**SUPPLIED INFORMATION**:
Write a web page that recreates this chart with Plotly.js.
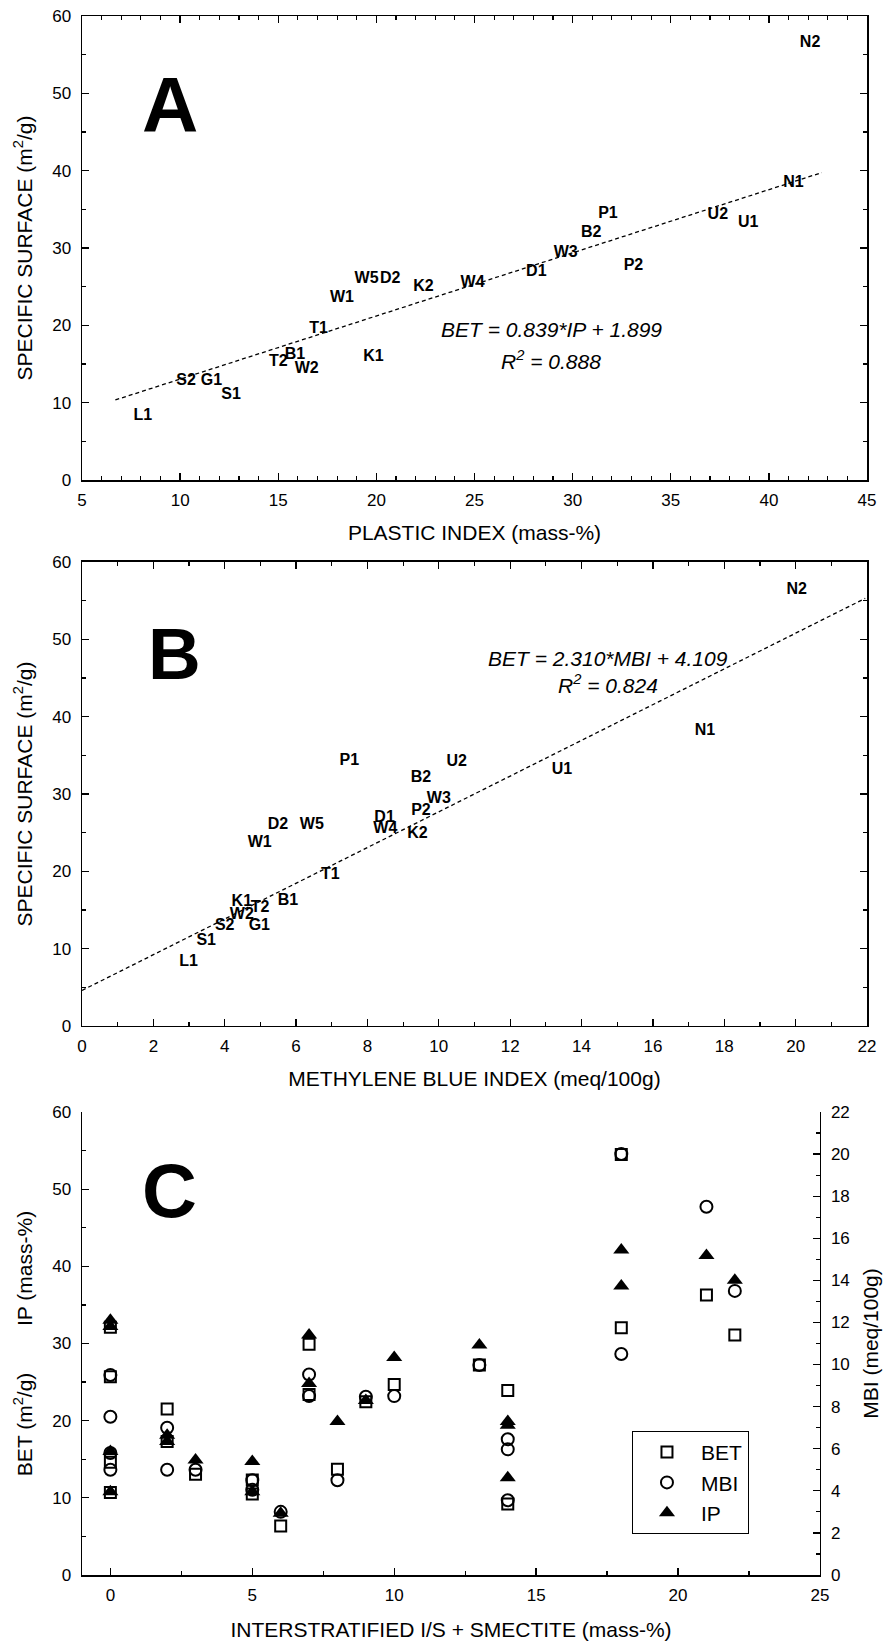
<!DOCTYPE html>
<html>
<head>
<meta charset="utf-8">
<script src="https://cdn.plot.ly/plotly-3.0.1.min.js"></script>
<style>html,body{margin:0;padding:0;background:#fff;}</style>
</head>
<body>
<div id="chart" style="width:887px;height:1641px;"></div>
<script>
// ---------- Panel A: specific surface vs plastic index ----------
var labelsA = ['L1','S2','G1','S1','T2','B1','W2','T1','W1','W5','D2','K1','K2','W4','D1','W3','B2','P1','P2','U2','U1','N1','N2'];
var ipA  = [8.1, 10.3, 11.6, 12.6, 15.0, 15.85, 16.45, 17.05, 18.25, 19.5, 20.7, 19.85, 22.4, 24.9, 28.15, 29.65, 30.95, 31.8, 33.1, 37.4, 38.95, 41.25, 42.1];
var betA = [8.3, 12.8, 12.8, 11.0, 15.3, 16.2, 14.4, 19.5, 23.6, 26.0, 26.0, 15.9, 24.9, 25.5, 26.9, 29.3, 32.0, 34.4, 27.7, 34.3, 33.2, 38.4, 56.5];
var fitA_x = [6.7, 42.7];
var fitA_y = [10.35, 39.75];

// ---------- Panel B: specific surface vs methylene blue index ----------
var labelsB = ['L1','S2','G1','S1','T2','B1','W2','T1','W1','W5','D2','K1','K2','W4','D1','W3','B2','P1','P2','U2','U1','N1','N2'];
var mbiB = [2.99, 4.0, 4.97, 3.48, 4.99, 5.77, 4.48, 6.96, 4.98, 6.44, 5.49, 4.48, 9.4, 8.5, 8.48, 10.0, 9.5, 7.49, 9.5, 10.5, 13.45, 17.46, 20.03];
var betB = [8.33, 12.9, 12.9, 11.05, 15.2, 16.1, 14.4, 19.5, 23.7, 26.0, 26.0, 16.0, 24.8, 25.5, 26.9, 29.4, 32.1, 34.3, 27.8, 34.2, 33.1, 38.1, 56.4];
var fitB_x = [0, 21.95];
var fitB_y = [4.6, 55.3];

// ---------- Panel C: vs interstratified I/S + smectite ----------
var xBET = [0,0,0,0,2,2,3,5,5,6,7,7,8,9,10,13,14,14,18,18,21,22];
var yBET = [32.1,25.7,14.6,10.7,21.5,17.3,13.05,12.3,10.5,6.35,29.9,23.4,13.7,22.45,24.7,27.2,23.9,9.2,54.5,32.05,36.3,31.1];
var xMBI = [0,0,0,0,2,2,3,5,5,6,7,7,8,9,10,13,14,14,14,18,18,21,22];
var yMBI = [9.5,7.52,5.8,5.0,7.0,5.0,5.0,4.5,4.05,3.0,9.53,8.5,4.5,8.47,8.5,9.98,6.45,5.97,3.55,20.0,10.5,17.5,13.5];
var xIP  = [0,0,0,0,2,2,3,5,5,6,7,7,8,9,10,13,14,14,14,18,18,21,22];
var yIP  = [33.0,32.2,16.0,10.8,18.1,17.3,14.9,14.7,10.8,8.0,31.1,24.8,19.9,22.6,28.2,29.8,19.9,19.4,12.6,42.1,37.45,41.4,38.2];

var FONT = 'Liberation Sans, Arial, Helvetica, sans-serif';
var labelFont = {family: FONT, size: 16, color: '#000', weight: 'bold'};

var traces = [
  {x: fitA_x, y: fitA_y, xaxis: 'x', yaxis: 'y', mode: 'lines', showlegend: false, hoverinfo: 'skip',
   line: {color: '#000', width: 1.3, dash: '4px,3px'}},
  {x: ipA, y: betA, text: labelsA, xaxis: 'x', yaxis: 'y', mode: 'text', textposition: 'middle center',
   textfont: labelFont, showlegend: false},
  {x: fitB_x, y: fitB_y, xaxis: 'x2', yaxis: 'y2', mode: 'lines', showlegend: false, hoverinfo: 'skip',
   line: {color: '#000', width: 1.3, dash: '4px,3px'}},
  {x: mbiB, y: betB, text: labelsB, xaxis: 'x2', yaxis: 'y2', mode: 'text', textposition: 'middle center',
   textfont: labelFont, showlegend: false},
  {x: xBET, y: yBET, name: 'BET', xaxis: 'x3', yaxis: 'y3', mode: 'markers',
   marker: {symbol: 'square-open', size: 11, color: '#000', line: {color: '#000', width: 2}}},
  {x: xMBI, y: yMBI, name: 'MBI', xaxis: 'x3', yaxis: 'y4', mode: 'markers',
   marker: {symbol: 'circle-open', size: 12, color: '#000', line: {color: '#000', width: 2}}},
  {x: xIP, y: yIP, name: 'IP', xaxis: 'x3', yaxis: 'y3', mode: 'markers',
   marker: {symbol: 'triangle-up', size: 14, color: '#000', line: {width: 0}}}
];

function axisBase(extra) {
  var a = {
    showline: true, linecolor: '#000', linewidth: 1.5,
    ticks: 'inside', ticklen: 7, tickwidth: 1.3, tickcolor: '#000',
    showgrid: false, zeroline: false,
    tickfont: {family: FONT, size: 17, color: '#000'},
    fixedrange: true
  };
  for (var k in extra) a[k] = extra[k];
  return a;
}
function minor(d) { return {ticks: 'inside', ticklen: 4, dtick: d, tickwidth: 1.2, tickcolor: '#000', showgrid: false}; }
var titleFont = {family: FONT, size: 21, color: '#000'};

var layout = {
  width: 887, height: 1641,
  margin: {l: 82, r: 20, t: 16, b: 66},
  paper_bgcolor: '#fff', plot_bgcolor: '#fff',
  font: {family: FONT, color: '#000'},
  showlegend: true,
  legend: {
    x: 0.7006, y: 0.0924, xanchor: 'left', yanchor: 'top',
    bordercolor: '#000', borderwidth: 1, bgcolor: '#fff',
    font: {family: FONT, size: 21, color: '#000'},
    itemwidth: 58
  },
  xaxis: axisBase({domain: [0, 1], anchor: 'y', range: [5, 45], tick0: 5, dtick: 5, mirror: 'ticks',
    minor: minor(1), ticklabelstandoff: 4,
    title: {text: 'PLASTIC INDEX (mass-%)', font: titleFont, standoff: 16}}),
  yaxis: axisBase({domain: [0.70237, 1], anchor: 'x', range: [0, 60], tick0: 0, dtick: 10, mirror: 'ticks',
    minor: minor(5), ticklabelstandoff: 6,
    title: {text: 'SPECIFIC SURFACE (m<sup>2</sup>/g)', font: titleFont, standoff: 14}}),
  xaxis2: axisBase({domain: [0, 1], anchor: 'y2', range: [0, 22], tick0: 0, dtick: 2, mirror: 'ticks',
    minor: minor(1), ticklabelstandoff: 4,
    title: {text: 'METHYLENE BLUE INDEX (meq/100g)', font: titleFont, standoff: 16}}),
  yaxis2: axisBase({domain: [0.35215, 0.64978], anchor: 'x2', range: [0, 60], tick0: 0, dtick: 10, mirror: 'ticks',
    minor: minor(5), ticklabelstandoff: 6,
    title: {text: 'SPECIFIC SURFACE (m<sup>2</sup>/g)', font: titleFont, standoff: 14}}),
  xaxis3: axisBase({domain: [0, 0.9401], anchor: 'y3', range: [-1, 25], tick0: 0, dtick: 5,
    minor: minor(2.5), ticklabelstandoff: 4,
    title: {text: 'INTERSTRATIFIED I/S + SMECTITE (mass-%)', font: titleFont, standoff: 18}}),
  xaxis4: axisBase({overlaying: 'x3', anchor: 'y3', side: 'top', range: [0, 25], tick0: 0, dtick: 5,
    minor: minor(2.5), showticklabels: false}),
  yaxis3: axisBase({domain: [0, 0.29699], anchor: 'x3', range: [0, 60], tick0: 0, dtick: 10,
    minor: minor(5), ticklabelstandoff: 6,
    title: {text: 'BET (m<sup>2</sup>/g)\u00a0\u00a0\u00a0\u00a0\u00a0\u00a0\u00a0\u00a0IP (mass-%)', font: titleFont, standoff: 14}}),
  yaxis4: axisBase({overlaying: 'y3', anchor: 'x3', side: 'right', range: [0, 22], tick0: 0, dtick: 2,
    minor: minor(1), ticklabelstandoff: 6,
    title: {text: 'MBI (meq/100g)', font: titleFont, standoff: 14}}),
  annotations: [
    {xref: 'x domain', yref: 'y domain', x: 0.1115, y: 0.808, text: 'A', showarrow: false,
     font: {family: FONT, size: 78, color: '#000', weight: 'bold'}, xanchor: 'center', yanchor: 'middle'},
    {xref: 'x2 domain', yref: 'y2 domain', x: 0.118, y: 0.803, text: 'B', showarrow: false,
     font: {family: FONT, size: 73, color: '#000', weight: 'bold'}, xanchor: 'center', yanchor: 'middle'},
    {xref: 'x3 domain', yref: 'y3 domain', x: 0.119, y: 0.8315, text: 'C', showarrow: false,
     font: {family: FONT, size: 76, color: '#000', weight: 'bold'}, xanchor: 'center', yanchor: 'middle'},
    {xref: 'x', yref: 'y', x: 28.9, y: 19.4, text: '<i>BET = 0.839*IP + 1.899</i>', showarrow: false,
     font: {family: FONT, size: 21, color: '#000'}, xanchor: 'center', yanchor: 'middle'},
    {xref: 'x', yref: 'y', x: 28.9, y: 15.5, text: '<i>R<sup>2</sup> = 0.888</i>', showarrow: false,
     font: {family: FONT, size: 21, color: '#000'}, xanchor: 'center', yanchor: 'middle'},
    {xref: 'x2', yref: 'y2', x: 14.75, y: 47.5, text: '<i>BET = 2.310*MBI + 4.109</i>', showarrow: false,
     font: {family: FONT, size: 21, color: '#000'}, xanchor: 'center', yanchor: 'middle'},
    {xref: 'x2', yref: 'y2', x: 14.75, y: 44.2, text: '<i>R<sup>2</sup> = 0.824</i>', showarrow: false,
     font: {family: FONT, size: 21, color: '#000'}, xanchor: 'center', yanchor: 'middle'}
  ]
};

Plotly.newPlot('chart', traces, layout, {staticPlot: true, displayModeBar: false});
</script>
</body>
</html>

**WHAT YOU NEED TO DO**: Begin at the first line of the data above and repeat each line exactly, stopping after the line containing "var fitA_y = [10.35, 39.75];". Omit the pictures.

**OUTPUT OF THE TASK**:
Write a web page that recreates this chart with Plotly.js.
<!DOCTYPE html>
<html>
<head>
<meta charset="utf-8">
<script src="https://cdn.plot.ly/plotly-3.0.1.min.js"></script>
<style>html,body{margin:0;padding:0;background:#fff;}</style>
</head>
<body>
<div id="chart" style="width:887px;height:1641px;"></div>
<script>
// ---------- Panel A: specific surface vs plastic index ----------
var labelsA = ['L1','S2','G1','S1','T2','B1','W2','T1','W1','W5','D2','K1','K2','W4','D1','W3','B2','P1','P2','U2','U1','N1','N2'];
var ipA  = [8.1, 10.3, 11.6, 12.6, 15.0, 15.85, 16.45, 17.05, 18.25, 19.5, 20.7, 19.85, 22.4, 24.9, 28.15, 29.65, 30.95, 31.8, 33.1, 37.4, 38.95, 41.25, 42.1];
var betA = [8.3, 12.8, 12.8, 11.0, 15.3, 16.2, 14.4, 19.5, 23.6, 26.0, 26.0, 15.9, 24.9, 25.5, 26.9, 29.3, 32.0, 34.4, 27.7, 34.3, 33.2, 38.4, 56.5];
var fitA_x = [6.7, 42.7];
var fitA_y = [10.35, 39.75];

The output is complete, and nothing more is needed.